* **What is expected**: Write out, word for word, the first line of the data below and every line after it through the one containing "fig.patches.append(panel)".

* **Record list**:
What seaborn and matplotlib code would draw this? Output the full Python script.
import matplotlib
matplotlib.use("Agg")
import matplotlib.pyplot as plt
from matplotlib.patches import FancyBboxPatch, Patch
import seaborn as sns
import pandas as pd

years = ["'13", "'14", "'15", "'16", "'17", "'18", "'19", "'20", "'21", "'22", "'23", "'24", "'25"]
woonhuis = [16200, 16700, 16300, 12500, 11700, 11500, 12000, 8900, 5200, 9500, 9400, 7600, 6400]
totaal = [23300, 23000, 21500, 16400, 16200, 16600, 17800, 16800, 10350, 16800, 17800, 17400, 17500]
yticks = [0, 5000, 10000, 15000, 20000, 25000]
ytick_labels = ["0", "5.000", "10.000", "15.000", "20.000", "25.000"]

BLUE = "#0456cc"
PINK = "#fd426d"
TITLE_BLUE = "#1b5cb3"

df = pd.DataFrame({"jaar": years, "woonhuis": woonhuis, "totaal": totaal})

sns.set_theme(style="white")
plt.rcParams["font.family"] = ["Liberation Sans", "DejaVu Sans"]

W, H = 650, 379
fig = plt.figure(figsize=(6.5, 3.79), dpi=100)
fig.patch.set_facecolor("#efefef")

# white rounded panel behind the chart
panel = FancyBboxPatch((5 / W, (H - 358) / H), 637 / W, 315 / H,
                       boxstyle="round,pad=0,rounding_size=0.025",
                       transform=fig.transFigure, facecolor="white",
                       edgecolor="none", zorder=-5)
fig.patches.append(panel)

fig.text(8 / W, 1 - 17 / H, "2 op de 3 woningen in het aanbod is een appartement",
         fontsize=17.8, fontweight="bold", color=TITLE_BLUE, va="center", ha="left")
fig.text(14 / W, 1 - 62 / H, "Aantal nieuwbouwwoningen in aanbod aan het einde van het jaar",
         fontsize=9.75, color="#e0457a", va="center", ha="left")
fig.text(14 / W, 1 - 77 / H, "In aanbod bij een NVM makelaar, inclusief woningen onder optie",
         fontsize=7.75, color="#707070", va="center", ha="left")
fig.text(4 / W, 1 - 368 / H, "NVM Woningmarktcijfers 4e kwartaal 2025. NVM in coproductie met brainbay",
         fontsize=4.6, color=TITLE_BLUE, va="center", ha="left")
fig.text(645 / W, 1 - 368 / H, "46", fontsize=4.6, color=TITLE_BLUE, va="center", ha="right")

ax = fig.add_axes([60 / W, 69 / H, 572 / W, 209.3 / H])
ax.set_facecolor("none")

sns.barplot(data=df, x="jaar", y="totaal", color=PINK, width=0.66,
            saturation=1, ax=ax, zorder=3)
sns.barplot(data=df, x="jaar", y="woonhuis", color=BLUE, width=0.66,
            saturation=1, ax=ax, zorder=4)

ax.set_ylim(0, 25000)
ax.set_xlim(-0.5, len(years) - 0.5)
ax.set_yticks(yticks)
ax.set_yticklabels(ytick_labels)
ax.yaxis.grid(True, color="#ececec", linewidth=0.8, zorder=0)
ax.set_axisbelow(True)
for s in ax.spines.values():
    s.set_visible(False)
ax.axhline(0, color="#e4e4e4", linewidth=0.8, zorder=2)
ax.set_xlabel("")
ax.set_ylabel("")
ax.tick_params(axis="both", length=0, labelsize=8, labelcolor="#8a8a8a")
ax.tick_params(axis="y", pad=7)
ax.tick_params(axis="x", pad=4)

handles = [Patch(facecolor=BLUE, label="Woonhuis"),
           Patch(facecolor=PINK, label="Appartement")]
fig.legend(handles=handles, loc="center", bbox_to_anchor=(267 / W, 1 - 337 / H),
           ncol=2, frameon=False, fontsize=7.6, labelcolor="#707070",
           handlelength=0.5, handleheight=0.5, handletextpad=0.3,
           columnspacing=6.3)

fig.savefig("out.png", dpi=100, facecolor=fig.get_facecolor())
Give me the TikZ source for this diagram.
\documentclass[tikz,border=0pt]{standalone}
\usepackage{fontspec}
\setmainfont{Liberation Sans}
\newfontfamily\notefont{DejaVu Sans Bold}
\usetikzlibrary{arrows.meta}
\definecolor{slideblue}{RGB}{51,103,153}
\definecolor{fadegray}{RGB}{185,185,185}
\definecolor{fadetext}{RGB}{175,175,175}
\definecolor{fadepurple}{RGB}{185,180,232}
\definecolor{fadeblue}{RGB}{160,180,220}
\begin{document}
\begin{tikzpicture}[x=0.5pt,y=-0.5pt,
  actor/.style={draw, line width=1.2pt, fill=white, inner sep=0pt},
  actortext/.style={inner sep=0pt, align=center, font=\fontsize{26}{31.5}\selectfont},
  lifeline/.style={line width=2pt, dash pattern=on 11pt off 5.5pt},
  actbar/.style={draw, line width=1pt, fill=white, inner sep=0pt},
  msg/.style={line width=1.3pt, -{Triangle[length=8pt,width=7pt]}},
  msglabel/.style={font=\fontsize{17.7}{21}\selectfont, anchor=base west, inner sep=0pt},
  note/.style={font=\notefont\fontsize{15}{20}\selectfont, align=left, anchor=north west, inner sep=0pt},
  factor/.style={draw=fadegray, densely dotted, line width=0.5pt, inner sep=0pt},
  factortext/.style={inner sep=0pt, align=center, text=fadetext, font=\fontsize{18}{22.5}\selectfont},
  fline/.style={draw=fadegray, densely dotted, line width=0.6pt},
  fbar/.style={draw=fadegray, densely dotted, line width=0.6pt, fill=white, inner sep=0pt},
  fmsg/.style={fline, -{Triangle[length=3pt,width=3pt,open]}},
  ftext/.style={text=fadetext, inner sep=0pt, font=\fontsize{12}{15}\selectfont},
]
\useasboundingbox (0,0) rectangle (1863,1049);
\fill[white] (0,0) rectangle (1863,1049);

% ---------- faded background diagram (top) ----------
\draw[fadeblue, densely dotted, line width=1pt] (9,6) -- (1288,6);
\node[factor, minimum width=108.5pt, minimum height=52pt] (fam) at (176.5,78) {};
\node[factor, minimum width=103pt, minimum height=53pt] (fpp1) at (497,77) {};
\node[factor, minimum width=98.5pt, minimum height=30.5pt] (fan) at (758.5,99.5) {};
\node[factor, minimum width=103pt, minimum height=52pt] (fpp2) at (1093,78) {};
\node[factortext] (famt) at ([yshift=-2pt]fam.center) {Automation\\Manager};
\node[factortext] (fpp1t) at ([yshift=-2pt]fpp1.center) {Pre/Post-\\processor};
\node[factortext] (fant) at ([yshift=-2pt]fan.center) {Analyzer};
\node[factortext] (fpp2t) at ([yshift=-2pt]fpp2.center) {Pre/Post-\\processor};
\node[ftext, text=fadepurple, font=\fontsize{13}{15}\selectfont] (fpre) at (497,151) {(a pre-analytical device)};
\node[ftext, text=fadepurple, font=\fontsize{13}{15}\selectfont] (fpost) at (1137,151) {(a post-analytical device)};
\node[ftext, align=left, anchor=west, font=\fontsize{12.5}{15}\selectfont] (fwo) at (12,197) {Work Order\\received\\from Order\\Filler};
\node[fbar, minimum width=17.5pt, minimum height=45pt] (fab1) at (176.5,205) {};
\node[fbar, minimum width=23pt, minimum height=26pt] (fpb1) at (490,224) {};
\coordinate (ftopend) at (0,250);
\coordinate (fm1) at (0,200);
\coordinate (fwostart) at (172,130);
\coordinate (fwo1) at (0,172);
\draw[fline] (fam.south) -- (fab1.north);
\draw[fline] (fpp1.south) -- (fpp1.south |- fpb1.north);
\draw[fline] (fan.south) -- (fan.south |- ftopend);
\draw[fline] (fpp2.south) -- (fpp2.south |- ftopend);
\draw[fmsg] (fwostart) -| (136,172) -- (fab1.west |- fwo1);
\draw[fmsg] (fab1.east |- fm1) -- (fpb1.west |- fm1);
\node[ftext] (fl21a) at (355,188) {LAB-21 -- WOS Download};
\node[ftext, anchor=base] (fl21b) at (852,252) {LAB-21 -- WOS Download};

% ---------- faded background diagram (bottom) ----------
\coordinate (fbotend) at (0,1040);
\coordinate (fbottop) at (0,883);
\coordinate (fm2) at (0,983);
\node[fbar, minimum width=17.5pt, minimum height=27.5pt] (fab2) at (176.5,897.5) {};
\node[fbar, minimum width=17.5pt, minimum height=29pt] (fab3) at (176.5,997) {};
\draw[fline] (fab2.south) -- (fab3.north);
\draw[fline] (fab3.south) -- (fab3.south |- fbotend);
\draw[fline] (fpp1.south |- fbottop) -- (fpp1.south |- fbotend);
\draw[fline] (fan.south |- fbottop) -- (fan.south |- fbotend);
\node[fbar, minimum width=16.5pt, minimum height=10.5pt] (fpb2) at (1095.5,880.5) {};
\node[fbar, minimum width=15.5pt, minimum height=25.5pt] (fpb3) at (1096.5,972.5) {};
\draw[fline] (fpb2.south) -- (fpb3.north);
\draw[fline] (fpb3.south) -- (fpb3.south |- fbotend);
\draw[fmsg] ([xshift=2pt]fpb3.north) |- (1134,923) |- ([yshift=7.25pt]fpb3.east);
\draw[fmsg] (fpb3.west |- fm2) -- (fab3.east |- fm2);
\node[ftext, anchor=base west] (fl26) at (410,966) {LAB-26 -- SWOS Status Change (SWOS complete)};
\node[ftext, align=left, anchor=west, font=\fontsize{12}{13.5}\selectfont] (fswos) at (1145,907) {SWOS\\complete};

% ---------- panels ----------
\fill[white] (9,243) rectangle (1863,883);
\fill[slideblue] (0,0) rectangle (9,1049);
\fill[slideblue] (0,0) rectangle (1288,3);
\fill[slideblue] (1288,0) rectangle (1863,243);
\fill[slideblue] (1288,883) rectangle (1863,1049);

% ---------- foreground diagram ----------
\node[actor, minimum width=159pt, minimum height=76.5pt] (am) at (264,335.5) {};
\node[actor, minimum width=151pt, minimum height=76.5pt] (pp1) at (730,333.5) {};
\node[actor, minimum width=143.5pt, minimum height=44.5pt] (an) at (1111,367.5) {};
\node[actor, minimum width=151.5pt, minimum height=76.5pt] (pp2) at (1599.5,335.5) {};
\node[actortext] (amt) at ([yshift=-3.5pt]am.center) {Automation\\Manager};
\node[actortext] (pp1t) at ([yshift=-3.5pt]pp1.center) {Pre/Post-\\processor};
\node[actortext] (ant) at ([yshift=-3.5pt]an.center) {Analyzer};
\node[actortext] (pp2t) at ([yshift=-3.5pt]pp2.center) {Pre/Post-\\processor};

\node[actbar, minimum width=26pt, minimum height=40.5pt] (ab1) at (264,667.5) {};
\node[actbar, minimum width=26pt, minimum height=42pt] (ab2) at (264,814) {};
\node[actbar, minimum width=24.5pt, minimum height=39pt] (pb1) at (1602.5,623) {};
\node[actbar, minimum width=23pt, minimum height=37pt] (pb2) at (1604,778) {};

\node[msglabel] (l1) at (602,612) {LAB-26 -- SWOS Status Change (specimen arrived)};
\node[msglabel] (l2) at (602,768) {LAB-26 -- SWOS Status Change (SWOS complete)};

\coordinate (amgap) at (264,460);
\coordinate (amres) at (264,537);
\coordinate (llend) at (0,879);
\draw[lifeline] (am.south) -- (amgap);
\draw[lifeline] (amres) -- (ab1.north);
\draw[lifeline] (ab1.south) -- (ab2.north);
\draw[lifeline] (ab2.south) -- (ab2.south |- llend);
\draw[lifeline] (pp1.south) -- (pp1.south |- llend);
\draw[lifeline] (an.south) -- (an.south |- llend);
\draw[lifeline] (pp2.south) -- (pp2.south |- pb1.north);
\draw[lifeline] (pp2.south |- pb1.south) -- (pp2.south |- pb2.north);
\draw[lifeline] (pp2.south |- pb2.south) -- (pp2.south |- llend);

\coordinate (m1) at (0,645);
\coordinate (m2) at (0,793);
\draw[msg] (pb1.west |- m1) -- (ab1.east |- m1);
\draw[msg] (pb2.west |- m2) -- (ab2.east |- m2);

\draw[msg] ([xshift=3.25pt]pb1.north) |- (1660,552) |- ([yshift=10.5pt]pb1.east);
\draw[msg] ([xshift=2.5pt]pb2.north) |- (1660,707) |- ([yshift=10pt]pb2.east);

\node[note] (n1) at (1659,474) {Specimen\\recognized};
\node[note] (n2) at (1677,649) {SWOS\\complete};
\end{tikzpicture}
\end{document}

* **Correct output**:
What seaborn and matplotlib code would draw this? Output the full Python script.
import matplotlib
matplotlib.use("Agg")
import matplotlib.pyplot as plt
from matplotlib.patches import FancyBboxPatch, Patch
import seaborn as sns
import pandas as pd

years = ["'13", "'14", "'15", "'16", "'17", "'18", "'19", "'20", "'21", "'22", "'23", "'24", "'25"]
woonhuis = [16200, 16700, 16300, 12500, 11700, 11500, 12000, 8900, 5200, 9500, 9400, 7600, 6400]
totaal = [23300, 23000, 21500, 16400, 16200, 16600, 17800, 16800, 10350, 16800, 17800, 17400, 17500]
yticks = [0, 5000, 10000, 15000, 20000, 25000]
ytick_labels = ["0", "5.000", "10.000", "15.000", "20.000", "25.000"]

BLUE = "#0456cc"
PINK = "#fd426d"
TITLE_BLUE = "#1b5cb3"

df = pd.DataFrame({"jaar": years, "woonhuis": woonhuis, "totaal": totaal})

sns.set_theme(style="white")
plt.rcParams["font.family"] = ["Liberation Sans", "DejaVu Sans"]

W, H = 650, 379
fig = plt.figure(figsize=(6.5, 3.79), dpi=100)
fig.patch.set_facecolor("#efefef")

# white rounded panel behind the chart
panel = FancyBboxPatch((5 / W, (H - 358) / H), 637 / W, 315 / H,
                       boxstyle="round,pad=0,rounding_size=0.025",
                       transform=fig.transFigure, facecolor="white",
                       edgecolor="none", zorder=-5)
fig.patches.append(panel)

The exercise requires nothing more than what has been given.